Cette mémoire est glorieuse. Mais elle en côtoie une autre — celle des garanties trahies.
Le traité franco-polonais de mai 1921 et sa confirmation en 1939 devaient assurer un soutien en cas d’agression. Or quand l’Allemagne attaqua le 1er septembre et que l’Armée rouge envahit la Pologne le 17, la France, malgré l’alliance, se limita à une offensive symbolique en Lorraine avant de se retirer. Ce traumatisme, nourri par le sentiment d’abandon, a longtemps pesé sur l’imaginaire politique polonais. Le spectre de la « trahison de l’Ouest » est devenu non pas un mythe, mais un paradigme de méfiance.
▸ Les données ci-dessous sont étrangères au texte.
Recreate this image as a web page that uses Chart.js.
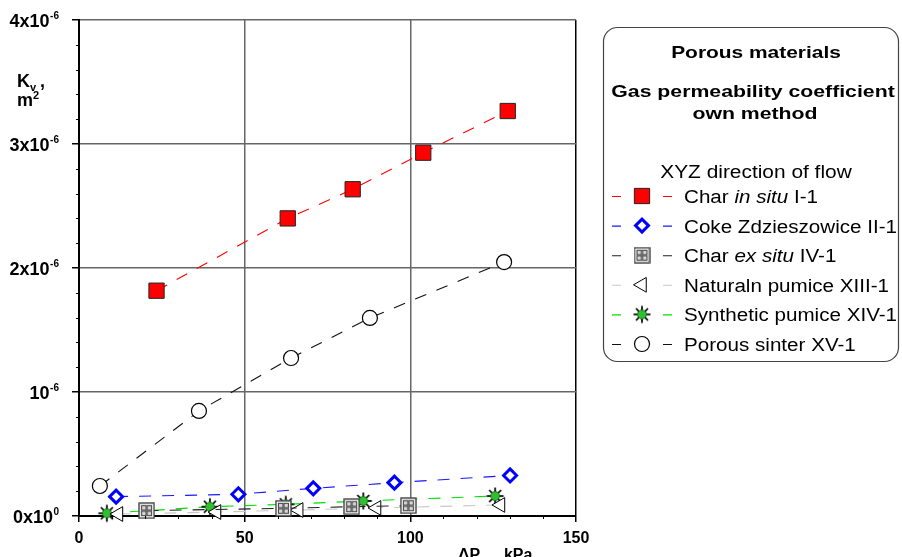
<!DOCTYPE html>
<html>
<head>
<meta charset="utf-8">
<script src="https://cdn.jsdelivr.net/npm/chart.js@4.4.1/dist/chart.umd.min.js"></script>
<style>
  html, body { margin: 0; padding: 0; background: #fff; }
  #wrap { width: 902px; height: 557px; }
</style>
</head>
<body>
<div id="wrap"><canvas id="permChart"></canvas></div>
<script>
// pressure difference dPzm in kPa, Kv in units of 10^-6 m^2
const charInSituX = [23.4, 63.0, 82.6, 103.9, 129.4];
const charInSituY = [1.817, 2.40, 2.635, 2.93, 3.266];

const cokeX = [11.2, 48.1, 70.7, 95.2, 130.1];
const cokeY = [0.156, 0.175, 0.223, 0.269, 0.327];

const charExSituX = [20.4, 61.7, 82.3, 99.4];
const charExSituY = [0.043, 0.062, 0.075, 0.083];

const naturalPumiceX = [11.9, 41.5, 66.3, 89.8, 127.2];
const naturalPumiceY = [0.016, 0.032, 0.048, 0.065, 0.089];

const syntheticPumiceX = [8.4, 39.5, 62.4, 85.8, 125.6];
const syntheticPumiceY = [0.022, 0.075, 0.094, 0.121, 0.161];

const sinterX = [6.3, 36.2, 64.0, 87.8, 128.3];
const sinterY = [0.242, 0.847, 1.274, 1.597, 2.048];

const xTickLabels = ['0', '50', '100', '150'];
const yTickBase = ['0x10', '10', '2x10', '3x10', '4x10'];
const yTickExp = ['0', '-6', '-6', '-6', '-6'];

const legendTitle = 'Porous materials';
const legendSub1 = 'Gas permeability coefficient';
const legendSub2 = 'own method';
const legendSub3 = 'XYZ direction of flow';
// [text, italic]
const seriesNames = [
  [['Char ', false], ['in situ', true], [' I-1', false]],
  [['Coke Zdzieszowice II-1', false]],
  [['Char ', false], ['ex situ', true], [' IV-1', false]],
  [['Naturaln pumice XIII-1', false]],
  [['Synthetic pumice XIV-1', false]],
  [['Porous sinter XV-1', false]]
];

const FONT = "'Liberation Sans', Arial, sans-serif";

function toPoints(xs, ys) {
  return xs.map((x, i) => ({ x: x, y: ys[i] }));
}

function makeGridSquare() {
  const c = document.createElement('canvas');
  c.width = 17; c.height = 17;
  const g = c.getContext('2d');
  g.fillStyle = '#fff';
  g.fillRect(1, 1, 15, 15);
  g.strokeStyle = '#444';
  g.lineWidth = 1.4;
  g.strokeRect(1, 1, 15, 15);
  g.lineWidth = 1.1;
  g.fillStyle = '#d8d8d8';
  [[3.5, 3.5], [9, 3.5], [3.5, 9], [9, 9]].forEach(p => {
    g.fillRect(p[0], p[1], 4.5, 4.5);
    g.strokeRect(p[0], p[1], 4.5, 4.5);
  });
  return c;
}

function makeStar() {
  const c = document.createElement('canvas');
  c.width = 20; c.height = 20;
  const g = c.getContext('2d');
  g.strokeStyle = '#000';
  g.lineWidth = 1.7;
  for (let k = 0; k < 8; k++) {
    const a = k * Math.PI / 4;
    g.beginPath();
    g.moveTo(10 + Math.cos(a) * 3, 10 + Math.sin(a) * 3);
    g.lineTo(10 + Math.cos(a) * 8.5, 10 + Math.sin(a) * 8.5);
    g.stroke();
  }
  g.beginPath();
  g.arc(10, 10, 4.5, 0, Math.PI * 2);
  g.fillStyle = '#2fbf2f';
  g.fill();
  g.lineWidth = 0.8;
  g.strokeStyle = '#116611';
  g.stroke();
  return c;
}

const gridSquare = makeGridSquare();
const star = makeStar();

const styles = [
  { line: '#ff0000', pointStyle: 'rect', radius: 10.8, rotation: 0, fill: '#ff0000', border: '#222', bw: 1 },
  { line: '#1a1aff', pointStyle: 'rectRot', radius: 6.5, rotation: 0, fill: '#fff', border: '#0000ff', bw: 3 },
  { line: '#222', pointStyle: gridSquare, radius: 8, rotation: 0, fill: '#fff', border: '#444', bw: 1 },
  { line: '#c8c8c8', pointStyle: 'triangle', radius: 8.5, rotation: -90, fill: '#fff', border: '#000', bw: 1 },
  { line: '#00e000', pointStyle: star, radius: 9, rotation: 0, fill: '#2fbf2f', border: '#000', bw: 1 },
  { line: '#111', pointStyle: 'circle', radius: 7.5, rotation: 0, fill: '#fff', border: '#000', bw: 1.2 }
];

const seriesData = [
  toPoints(charInSituX, charInSituY),
  toPoints(cokeX, cokeY),
  toPoints(charExSituX, charExSituY),
  toPoints(naturalPumiceX, naturalPumiceY),
  toPoints(syntheticPumiceX, syntheticPumiceY),
  toPoints(sinterX, sinterY)
];

const datasets = seriesData.map((pts, i) => ({
  data: pts,
  showLine: true,
  borderColor: styles[i].line,
  borderWidth: 1.1,
  borderDash: [12, 11],
  pointStyle: styles[i].pointStyle,
  pointRadius: styles[i].radius,
  pointRotation: styles[i].rotation,
  pointBackgroundColor: styles[i].fill,
  pointBorderColor: styles[i].border,
  pointBorderWidth: styles[i].bw,
  clip: false
}));

function isMajorY(v) { return Math.abs(v - Math.round(v)) < 1e-6; }

function drawSeq(ctx, parts, x, y, size, sx, bold) {
  ctx.save();
  ctx.translate(x, y);
  ctx.scale(sx, 1);
  let cx = 0;
  parts.forEach(p => {
    ctx.font = (p[1] ? 'italic ' : '') + (bold ? 'bold ' : '') + size + 'px ' + FONT;
    ctx.fillText(p[0], cx, 0);
    cx += ctx.measureText(p[0]).width;
  });
  ctx.restore();
}

function drawCentered(ctx, text, cx, y, font, sx) {
  ctx.save();
  ctx.translate(cx, y);
  ctx.scale(sx, 1);
  ctx.font = font;
  ctx.textAlign = 'center';
  ctx.fillText(text, 0, 0);
  ctx.restore();
}

const decorations = {
  id: 'decorations',
  afterDraw(chart) {
    const ctx = chart.ctx;
    const xs = chart.scales.x, ys = chart.scales.y;
    const area = chart.chartArea;
    ctx.save();
    ctx.fillStyle = '#000';
    ctx.strokeStyle = '#000';
    ctx.textBaseline = 'alphabetic';

    // minor ticks
    ctx.lineWidth = 1;
    xs.ticks.forEach(t => {
      if (t.value % 50 !== 0) {
        const px = Math.round(xs.getPixelForValue(t.value)) + 0.5;
        ctx.beginPath();
        ctx.moveTo(px, area.bottom);
        ctx.lineTo(px, area.bottom + 3);
        ctx.stroke();
      }
    });
    ys.ticks.forEach(t => {
      if (!isMajorY(t.value)) {
        const py = Math.round(ys.getPixelForValue(t.value)) + 0.5;
        ctx.beginPath();
        ctx.moveTo(area.left - 3, py);
        ctx.lineTo(area.left, py);
        ctx.stroke();
      }
    });

    // y tick labels with superscripts
    ys.ticks.forEach(t => {
      if (!isMajorY(t.value)) return;
      const i = Math.round(t.value);
      const py = ys.getPixelForValue(t.value);
      ctx.font = 'bold 10px ' + FONT;
      const ew = ctx.measureText(yTickExp[i]).width;
      ctx.textAlign = 'right';
      ctx.fillText(yTickExp[i], 59, py - 1);
      ctx.font = 'bold 18px ' + FONT;
      ctx.fillText(yTickBase[i], 59 - ew - 0.5, py + 6.5);
    });
    ctx.textAlign = 'left';

    // y axis title
    ctx.font = 'bold 18px ' + FONT;
    ctx.fillText('K', 17, 87);
    ctx.font = 'bold 11px ' + FONT;
    ctx.fillText('v', 30, 91);
    ctx.font = 'bold 18px ' + FONT;
    ctx.fillText(',', 40, 87);
    ctx.fillText('m', 17, 106);
    ctx.font = 'bold 11px ' + FONT;
    ctx.fillText('2', 33, 99);

    // x axis title
    let tx = 458;
    ctx.font = 'bold 16px ' + FONT;
    ctx.fillText('\u0394P', tx, 560);
    tx += ctx.measureText('\u0394P').width;
    ctx.font = 'bold 10px ' + FONT;
    ctx.fillText('zm', tx, 563);
    tx += ctx.measureText('zm').width + 1;
    ctx.font = 'bold 16px ' + FONT;
    ctx.fillText(', kPa', tx, 560);

    // legend box
    const bx = 603.5, by = 27.5, bw = 295, bh = 334, r = 14;
    ctx.beginPath();
    ctx.moveTo(bx + r, by);
    ctx.lineTo(bx + bw - r, by);
    ctx.arcTo(bx + bw, by, bx + bw, by + r, r);
    ctx.lineTo(bx + bw, by + bh - r);
    ctx.arcTo(bx + bw, by + bh, bx + bw - r, by + bh, r);
    ctx.lineTo(bx + r, by + bh);
    ctx.arcTo(bx, by + bh, bx, by + bh - r, r);
    ctx.lineTo(bx, by + r);
    ctx.arcTo(bx, by, bx + r, by, r);
    ctx.closePath();
    ctx.lineWidth = 1.2;
    ctx.strokeStyle = '#444';
    ctx.stroke();

    drawCentered(ctx, legendTitle, 756, 58, 'bold 17px ' + FONT, 1.23);
    drawCentered(ctx, legendSub1, 753, 97, 'bold 17px ' + FONT, 1.25);
    drawCentered(ctx, legendSub2, 755, 119, 'bold 17px ' + FONT, 1.25);
    drawCentered(ctx, legendSub3, 756, 178, '18px ' + FONT, 1.16);

    styles.forEach((s, i) => {
      const my = 196 + i * 29.6;
      ctx.strokeStyle = s.line;
      ctx.lineWidth = 1.1;
      ctx.beginPath();
      ctx.moveTo(612, my + 0.5); ctx.lineTo(621, my + 0.5);
      ctx.moveTo(663, my + 0.5); ctx.lineTo(672, my + 0.5);
      ctx.stroke();
      ctx.fillStyle = s.fill;
      ctx.strokeStyle = s.border;
      ctx.lineWidth = s.bw;
      Chart.helpers.drawPoint(ctx, {
        pointStyle: s.pointStyle, radius: s.radius, rotation: s.rotation, borderWidth: s.bw
      }, 642, my);
      ctx.fillStyle = '#000';
      drawSeq(ctx, seriesNames[i], 684, my + 7, 18, 1.145, false);
    });

    ctx.restore();
  }
};

new Chart(document.getElementById('permChart').getContext('2d'), {
  type: 'scatter',
  data: { datasets },
  plugins: [decorations],
  options: {
    responsive: true,
    maintainAspectRatio: false,
    animation: false,
    events: [],
    layout: { padding: { left: 0, top: 20, right: 326, bottom: 0 } },
    plugins: { legend: { display: false }, tooltip: { enabled: false } },
    scales: {
      x: {
        type: 'linear',
        min: 0,
        max: 150,
        afterFit: s => { s.height = 41; },
        border: { display: true, color: '#000', width: 2 },
        grid: {
          color: c => {
            if (!c.tick) return 'rgba(0,0,0,0)';
            if (c.tick.value === 150) return '#000';
            return c.tick.value % 50 === 0 ? '#666' : 'rgba(0,0,0,0)';
          },
          lineWidth: 1.5,
          tickLength: 6,
          tickWidth: 1.5,
          tickColor: c => (c.tick && c.tick.value % 50 === 0) ? '#000' : 'rgba(0,0,0,0)'
        },
        ticks: {
          stepSize: 10,
          autoSkip: false,
          maxRotation: 0,
          padding: 7,
          color: '#000',
          font: { family: FONT, size: 16, weight: 'bold' },
          callback: v => v % 50 === 0 ? xTickLabels[v / 50] : ''
        }
      },
      y: {
        type: 'linear',
        min: 0,
        max: 4,
        afterFit: s => { s.width = 79; },
        border: { display: true, color: '#000', width: 2 },
        grid: {
          color: c => (c.tick && isMajorY(c.tick.value)) ? '#666' : 'rgba(0,0,0,0)',
          lineWidth: 1.5,
          tickLength: 7,
          tickWidth: 1.5,
          tickColor: c => (c.tick && isMajorY(c.tick.value)) ? '#000' : 'rgba(0,0,0,0)'
        },
        ticks: {
          stepSize: 0.2,
          autoSkip: false,
          callback: () => ''
        }
      }
    }
  }
});
</script>
</body>
</html>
Jerzy Giedroyc, sans doute, verrait dans ce moment une source de satisfaction : la Pologne, démocratique et souveraine, parvient à nouer des relations d’égal à égal avec un pilier de l’Occident, sans renoncer à sa vigilance envers l’Est. Si Bronisław Geremek écrivait aujourd’hui son Kaléidoscope franco-polonais, il considérerait probablement le traité de Nancy comme une étape logique et naturelle.
En Pologne, le spectre de la « trahison de l’Ouest » est devenu non pas un mythe, mais un paradigme de méfiance.
Maciej Filip Bukowski
Bien que le spectre de l’époque soviétique plane encore sur certaines facettes de la vie politique et institutionnelle polonaise, la vigueur que projette aujourd’hui Varsovie — et la force géopolitique de sa position, coincée entre l’irrédentisme russe et l’ambition hégémonique allemande — en font non un simple demandeur, mais un partenaire incontournable dans la définition de l’avenir du continent.
La France, de son côté, a fait preuve d’imagination stratégique en sortant du cadre habituel de l’axe Paris-Berlin pour investir politiquement dans sa relation avec Varsovie.